INSTRUCTION:
Take the lines from the beginning of the material through the line containing "(xleft) -- (xright);" and retype them exactly, leaving the pictures out.

SUPPLIED MATERIAL:
□ □ □

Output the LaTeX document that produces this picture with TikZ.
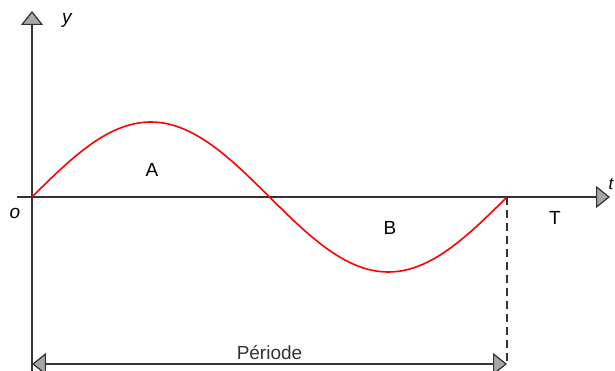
\documentclass[tikz,border=0pt]{standalone}
\usepackage{fontspec}
\setmainfont{Liberation Sans}
\usetikzlibrary{arrows.meta}

\begin{document}
\begin{tikzpicture}[
    x=1pt, y=1pt,
    >={Triangle[length=14pt, width=22pt, fill=gray!70]},
    line width=1.2pt,
    lbl/.style={font=\fontsize{19}{22}\selectfont, inner sep=0pt}
]

\useasboundingbox (-32,-174) rectangle (583,197);

% Reference points
\coordinate (O) at (0,0);
\coordinate (ytop) at (0,186);
\coordinate (ybot) at (0,-180);
\coordinate (xleft) at (-15,0);
\coordinate (xright) at (578,0);
\coordinate (Tend) at (475,0);
\coordinate (Tfoot) at (475,-168);
\coordinate (pleft) at (0,-167);
\coordinate (pright) at (475,-167);

% Axes
\draw[->, black!80] (ybot) -- (ytop);
\draw[->, black!80] (xleft) -- (xright);

% Axis labels
\node[lbl, font=\fontsize{19}{22}\selectfont\itshape] (ylab) at (35,177) {y};
\node[lbl, font=\fontsize{19}{22}\selectfont\itshape] (olab) at (-17,-16) {o};
\node[lbl, font=\fontsize{17}{20}\selectfont\itshape] (tlab) at (579,13) {t};

% Sine wave
\draw[red, line width=1.6pt]
    plot[domain=0:475, samples=120] (\x, {75*sin(\x/475*360)});

% Half-wave labels
\node[lbl] (A) at (120,27) {A};
\node[lbl] (B) at (358,-31) {B};
\node[lbl] (T) at (523,-21) {T};

% End of the period
\draw[dash pattern=on 8pt off 5pt, black!80] (Tend) -- (Tfoot);

% Period arrow
\draw[<->, black!80] (pleft) -- (pright)
    node[midway, above=4pt, lbl] (per) {Période};
\end{tikzpicture}
\end{document}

□ □ □

ANSWER FOR THIS EXERCISE:
Output the LaTeX document that produces this picture with TikZ.
\documentclass[tikz,border=0pt]{standalone}
\usepackage{fontspec}
\setmainfont{Liberation Sans}
\usetikzlibrary{arrows.meta}

\begin{document}
\begin{tikzpicture}[
    x=1pt, y=1pt,
    >={Triangle[length=14pt, width=22pt, fill=gray!70]},
    line width=1.2pt,
    lbl/.style={font=\fontsize{19}{22}\selectfont, inner sep=0pt}
]

\useasboundingbox (-32,-174) rectangle (583,197);

% Reference points
\coordinate (O) at (0,0);
\coordinate (ytop) at (0,186);
\coordinate (ybot) at (0,-180);
\coordinate (xleft) at (-15,0);
\coordinate (xright) at (578,0);
\coordinate (Tend) at (475,0);
\coordinate (Tfoot) at (475,-168);
\coordinate (pleft) at (0,-167);
\coordinate (pright) at (475,-167);

% Axes
\draw[->, black!80] (ybot) -- (ytop);
\draw[->, black!80] (xleft) -- (xright);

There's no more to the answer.